9 AUGUST 2008, Page 5

China in our hands

For many people, watching the opening ceremony of the Beijing Olympics will be like trying to enjoy a party above the din of police cars taking away uninvited guests. However much you turn up the music, you can still hear the sirens: the oppressed of Tibet and other rebellious provinces, the silenced dissidents, the Western protesters, like the four ‘Free Tibet’ activists detained this week, the families of those executed under one of the most severe penal codes in the world. And the party will be a little short on celebrity guests too. Steven Spielberg won’t be there: he resigned as artistic adviser for the opening ceremony in February, in protest at China’s support for the murderous regime in Sudan. Last week, Liberal Democrat leader Nick Clegg appealed to Gordon Brown to snub the closing ceremony in protest at China’s failure to fulfil the promises on human rights it made when awarded the Olympics back in 2001; Mr Brown is unlikely to take Mr Clegg’s advice, though it is hard to imagine our glum Prime Minister adding any inappropriate levity to the occasion. Some famous names have even likened these Games to the Berlin Olympics of 1936: a great propaganda coup for Hitler in spite of the embarrassment caused by Jesse Owens’s challenge to his racial theories.

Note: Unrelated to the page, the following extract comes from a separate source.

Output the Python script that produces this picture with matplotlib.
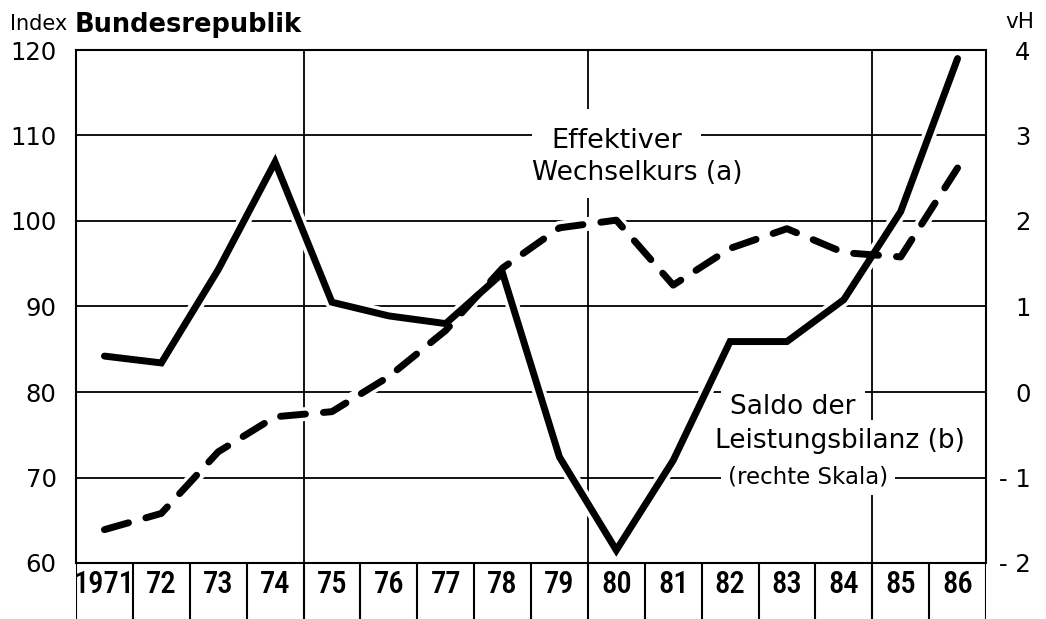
import matplotlib
matplotlib.use("Agg")
import matplotlib.pyplot as plt
import matplotlib.font_manager as fm

# ---------------- data ----------------
years = list(range(1971, 1987))
year_labels = ["1971", "72", "73", "74", "75", "76", "77", "78",
               "79", "80", "81", "82", "83", "84", "85", "86"]
# Effektiver Wechselkurs (Index, linke Skala) - gestrichelt
wechselkurs = [63.9, 65.8, 73.0, 77.1, 77.7, 81.8, 87.2, 94.5,
               99.2, 100.1, 92.5, 96.8, 99.1, 96.3, 95.8, 106.2]
# Saldo der Leistungsbilanz (vH, rechte Skala) - durchgezogen
leistungsbilanz = [0.42, 0.34, 1.43, 2.69, 1.05, 0.89, 0.80, 1.39,
                   -0.76, -1.85, -0.80, 0.59, 0.59, 1.08, 2.11, 3.90]
left_ticks = [60, 70, 80, 90, 100, 110, 120]
right_ticks = [-2, -1, 0, 1, 2, 3, 4]
right_labels = ["- 2", "- 1", "0", "1", "2", "3", "4"]
period_bounds = [1974.5, 1979.5, 1984.5]

# ---------------- fonts ----------------
entries = fm.fontManager.ttflist
names = {f.name for f in entries}
year_font = None
for cand in ["Liberation Sans Narrow", "Roboto Condensed", "Open Sans Condensed",
             "DejaVu Sans Condensed"]:
    if cand in names:
        year_font = dict(family=cand, size=21 if "Narrow" in cand else 22, weight="medium")
        break
if year_font is None:
    cond = [f for f in entries if f.name == "DejaVu Sans" and "condensed" in str(f.stretch)]
    if cond:
        year_font = dict(family="DejaVu Sans", stretch="condensed", size=16.5, weight="bold")
    else:
        year_font = dict(family="DejaVu Sans", size=15, weight="bold")
plt.rcParams["font.family"] = ["DejaVu Sans"]

W, H = 1046, 619
fig = plt.figure(figsize=(W / 100, H / 100), dpi=100)
L, R, T, B = 76, 986, 50, 563
ax = fig.add_axes([L / W, 1 - B / H, (R - L) / W, (B - T) / H])
ax.set_xlim(1970.5, 1986.5)
ax.set_ylim(60, 120)
ax2 = ax.twinx()
ax2.set_ylim(-2, 4)

# grid
ax.set_axisbelow(True)
ax.set_yticks(left_ticks)
ax.set_yticklabels([str(t) for t in left_ticks])
ax.yaxis.grid(True, color="black", lw=1.3, zorder=0.5)
ax.set_xticks([])
for xb in period_bounds:
    ax.axvline(xb, color="black", lw=1.3, zorder=0.6)
ax.tick_params(axis="y", length=0, pad=14, labelsize=17.5)
for s in ax.spines.values():
    s.set_linewidth(1.5)

ax2.set_yticks(right_ticks)
ax2.set_yticklabels(right_labels)
ax2.tick_params(axis="y", length=0, pad=32, labelsize=17.5)
for lab in ax2.get_yticklabels():
    lab.set_horizontalalignment("right")
for s in ax2.spines.values():
    s.set_visible(False)
ax2.patch.set_visible(False)

# white halos (gaps in grid where lines cross)
ax.plot(years, wechselkurs, color="white", lw=10, solid_capstyle="round", zorder=2)
ax.plot(years, leistungsbilanz, color="white", lw=10, solid_capstyle="round",
        zorder=2, transform=ax2.transData)
# lines
ax.plot(years, wechselkurs, color="black", lw=5, dashes=(3.6, 2.6),
        dash_capstyle="round", dash_joinstyle="round", zorder=3)
ax.plot(years, leistungsbilanz, color="black", lw=5, solid_capstyle="round",
        solid_joinstyle="miter", zorder=3, transform=ax2.transData)

# annotations
def box(p):
    return dict(facecolor="white", edgecolor="none", boxstyle=f"square,pad={p}")

ax.text(1980.0, 109.4, "Effektiver", fontsize=19.5, ha="center", va="center",
        zorder=2.5, bbox=box(0.7))
ax.text(1980.36, 105.6, "Wechselkurs (a)", fontsize=19, ha="center", va="center",
        zorder=2.5, bbox=box(0.45))
ax.text(1982.0, 78.25, "Saldo der", fontsize=19, ha="left", va="center",
        zorder=2.5, bbox=box(0.35))
ax.text(1981.73, 74.3, "Leistungsbilanz (b)", fontsize=19, ha="left", va="center",
        zorder=2.5, bbox=box(0.3))
ax.text(1981.96, 70.06, "(rechte Skala)", fontsize=16.5, ha="left", va="center",
        zorder=2.5, bbox=box(0.3))

# year row below the plot
axb = fig.add_axes([L / W, 0, (R - L) / W, (H - B) / H], sharex=ax)
axb.set_ylim(0, 1)
axb.axis("off")
bounds = [y - 0.5 for y in years] + [years[-1] + 0.5]
for xb in bounds:
    axb.axvline(xb, color="black", lw=1.5)
for yr, lab in zip(years, year_labels):
    axb.text(yr, 0.62, lab, ha="center", va="center", **year_font)

# headers
fig.text(10 / W, 1 - 30 / H, "Index", fontsize=15, ha="left", va="baseline")
fig.text(75 / W, 1 - 32 / H, "Bundesrepublik", fontsize=18.5, weight="bold",
         ha="left", va="baseline")
fig.text(1005 / W, 1 - 28 / H, "vH", fontsize=15.5, ha="left", va="baseline")

fig.savefig("out.png", dpi=100)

We respect, though do not share, the views of those who decline to have anything to do with the Beijing Olympics. Although he runs an oppressive regime, Hu Jintao is not Adolf Hitler. He is not massing its troops on foreign borders and, great though its shortcomings remain, China’s human rights record is at least improving. A boycott would have achieved nothing. Those who argue that the apartheid regime was brought to its knees by a sporting boycott against South Africa tend to overlook the fact that apartheid lasted 20 years after the country found itself barred from Lords and Twickenham. In any case, the sporting boycott began not as a general protest against apartheid but when a South African government agent attempted to bribe the black English player, Basil d’Oliveira, to withdraw from a tour of South Africa. To our knowledge, the Chinese have not so far attempted to bar our athletes on the grounds of their race.

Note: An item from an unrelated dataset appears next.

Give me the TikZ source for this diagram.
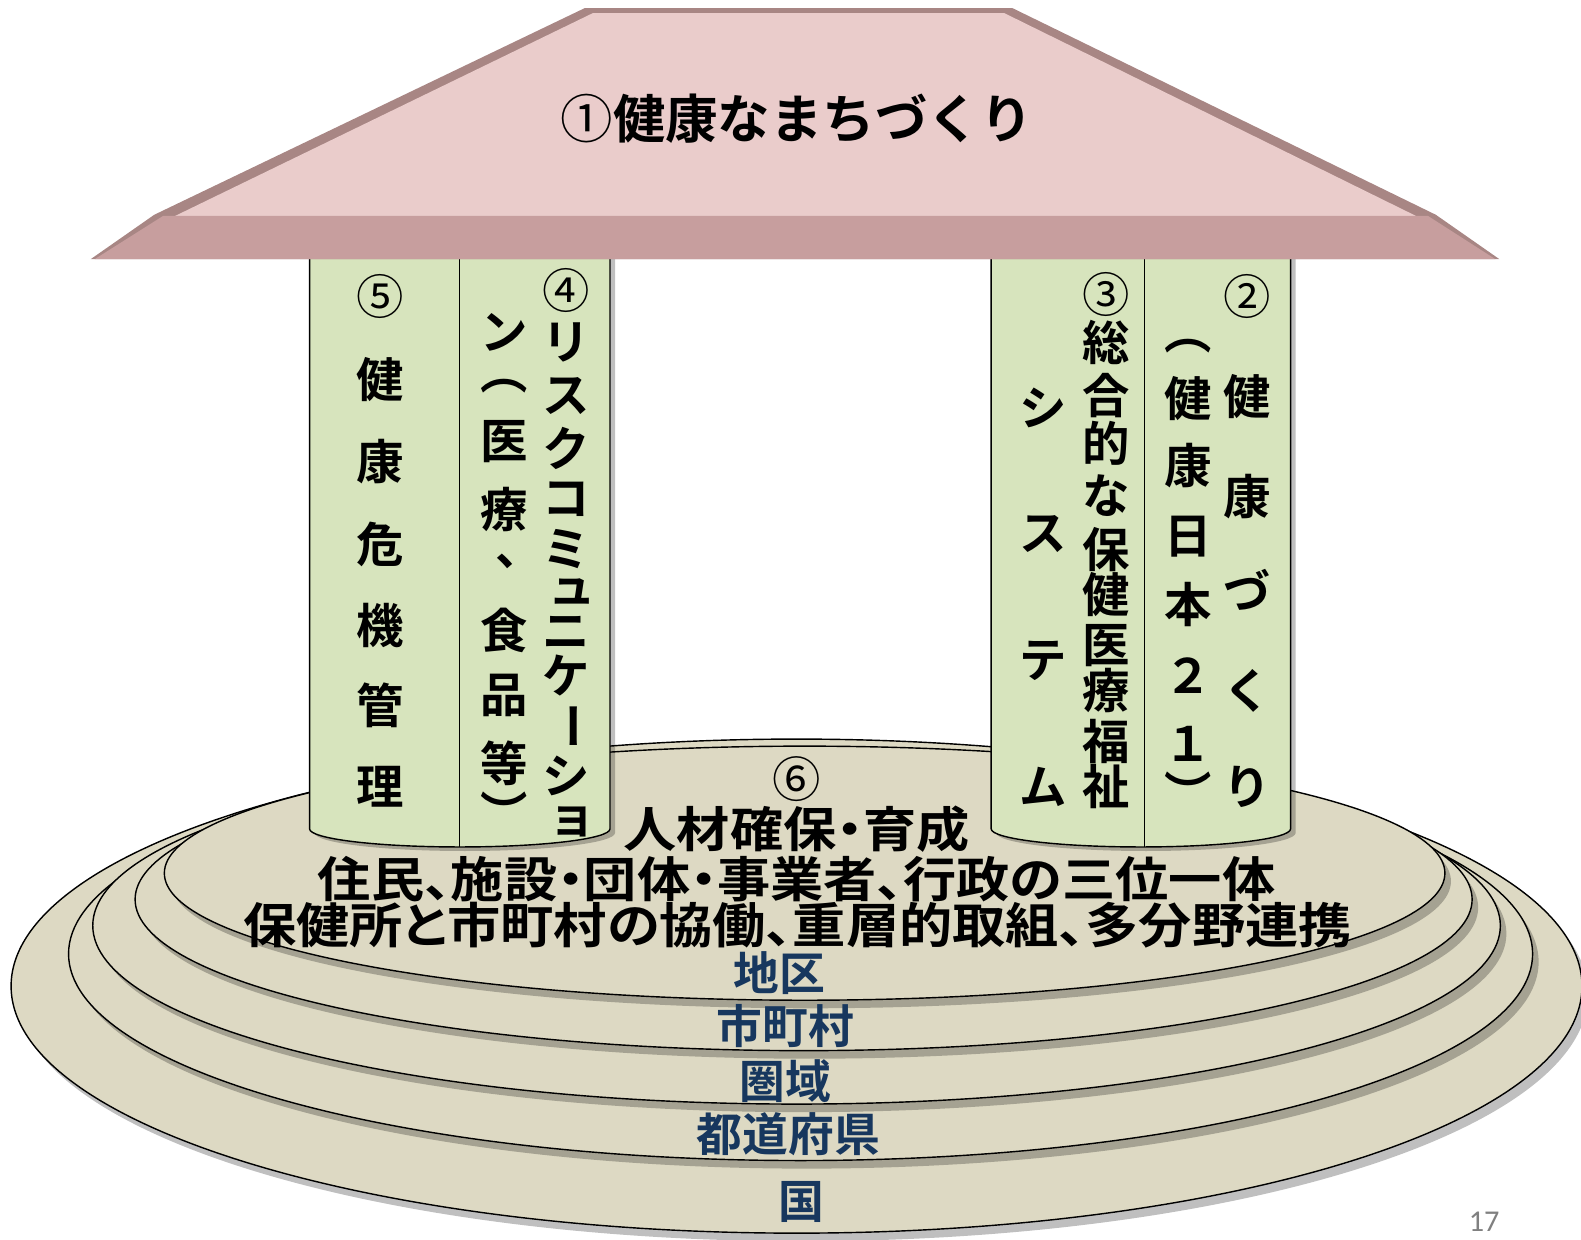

We see little reason, then, not to celebrate these Olympics just as we did those in Athens in 2004 or Sydney in 2000. The Olympics is bigger than any of its host cities, impressive though Beijing’s spanking new sports facilities are. It is, quite simply, the most powerful sporting event on earth: the only one, in fact, in which virtually the whole world is represented. Such an event simply could not exist if we took to boycotting every nation with a poor human rights record, for that, sadly, encompasses a vast tract of the world. Moreover, the Chinese have proved in one sense that they are worthy Olympic hosts: they have gone out and bought all the tickets, which will mean no embarrassingly empty venues as in Athens. For Western nations to boycott the Olympics would, arguably, be a better propaganda victory for the Chinese than the Games themselves: how easy it would be for the Chinese to portray the boycotting nations as party-poopers who fear China’s fabulous economic growth more than they worry over China’s oppressed.

All that said, we will be watching more than the sport in Beijing. By staging the Games, China has invited the world to inspect its confidence, its vision and, not least, its behaviour. And however hard it tries to gag journalists and threaten athletes with expulsion should they don a Free Tibet badge, China cannot ultimately determine the global press coverage of these Olympics. Even the pro-boycott lobby must acknowledge that more people around the world now know more about China than would have been the case were the Olympics not being held in Beijing. Without the Olympics, the suppression of riots in Tibet this spring would hardly have registered. We would know little about religious persecution in this aggressively atheist country: how Muslims under 18, for example, are forbidden from entering mosques. Neither would many people know where Xinjiang province was, let alone know that China has its own Islamic terrorist problem, which exploded in Monday’s violent attack on a party of jogging policemen there.

Grudgingly, China has been forced to loosen its control of internet access to its own people. As late as last week the authorities were still denying Western journalists the free access which had been promised. Then came a climbdown, allowing inhabitants of Beijing for the first time to view the websites, among others, of the Free Tibet movement. Doubtless internet access will be restricted again as soon as the Games have left town, but the restrictions will surely be harder to sustain now that people have tasted freedom.

The wonder about modern China, which has been highlighted by the Olympics, is that a country can combine such economic confidence with authoritarianism and a lack of liberty. Nineteen years ago, just after Tiananmen Square, this wouldn’t have seemed possible. We had seen the Soviet Union driven to dismantle its autocratic political machinery as a result of economic stagnation, and it seemed inevitable that something similar would happen in China. Nearly two decades on, however, China has grown richer quicker than anyone would have imagined — and yet continued to oppress its people for far longer than anyone could have guessed.

Is this new political model — rampant capitalism combined with Marxist social control — really sustainable? We doubt it. Eventually, as the Chinese become richer, surely they will demand freedom of expression to go with their hatchbacks and power showers. By exposing the world to the Chinese and the Chinese to the world, the Olympics can hasten that process. We can cheer the competition and condemn the regime at the same time.